Since his remarriage, Richard is no longer living at 165 Eaton Place and is looking for a new house near Hyde Park with Virginia. He meets after the Parade has run its course, with James, his son, who is as morose and restless as ever. Though the war has been over for 8 months and James has fully recovered from the wounds he sustained at Passchendaele, he has been aimless and with little enthusiasm for getting his life on a firm track so that he can begin to move forward and settle himself. Georgina (his cousin by marriage - the 2 had hovered on the edge of falling into a full-scale wartime romance given the smoldering attraction each had for the other; however, since the Armistice and the various shocks - personal, social, and economic - taking place in Britain as everyone tried to adapt themselves to a peacetime world - their passion had ebbed and died, though both remained as close friends) tries to cajol James into enjoying the fireworks outside. But James' enthusiasm has apparently been used up through his earlier participation that day in the Victory Parade. 

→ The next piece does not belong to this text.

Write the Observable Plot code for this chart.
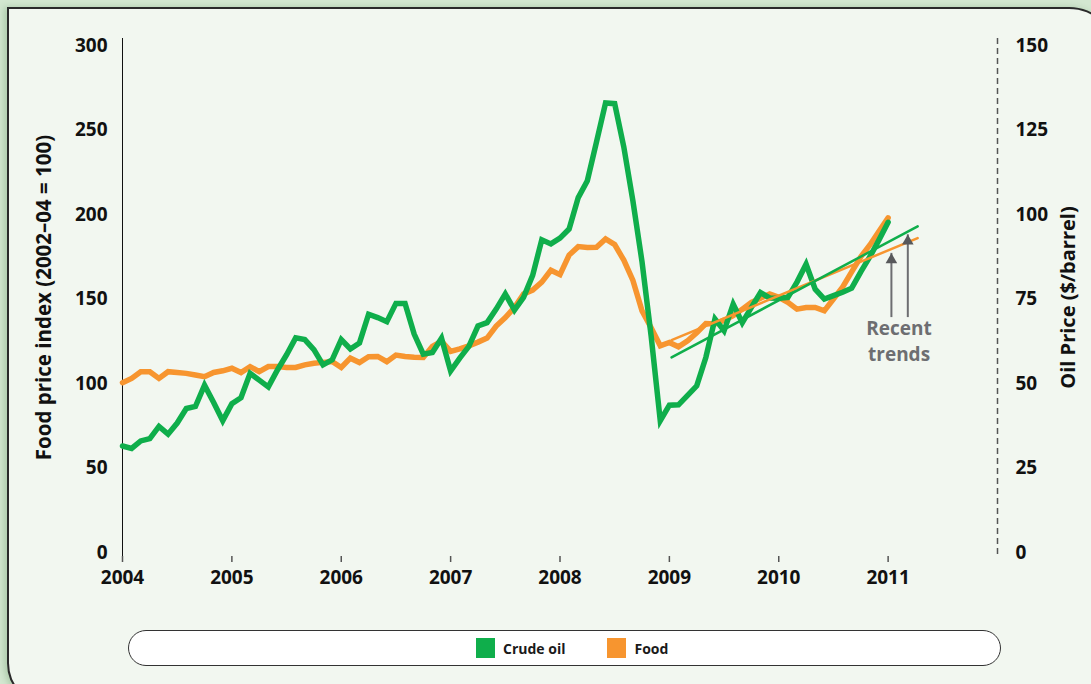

The staff at Eaton Place has a new footman and under-parlour maid. Edward, now discharged from the Army, and his wife Daisy had left the employ of the Bellamys several months earlier to eke out a living for themselves. Both pay a visit to their former colleagues 'downstairs', trying to display a new air of confidence, that in truth, neither has. Edward's job as a door-to-door salesman isn't getting him any closer to establishing for himself, Daisy, and their unborn child the type of success he craves for himself. 

The novel goes on to take the reader into the lives of both the Bellamys and servants over the next 4 years. And what a whirlwind those years prove to be! Years full of happiness, heartbreak, and anguish. Again I couldn't help but marvel over how a novel with 156 pages could be so engaging and compelling.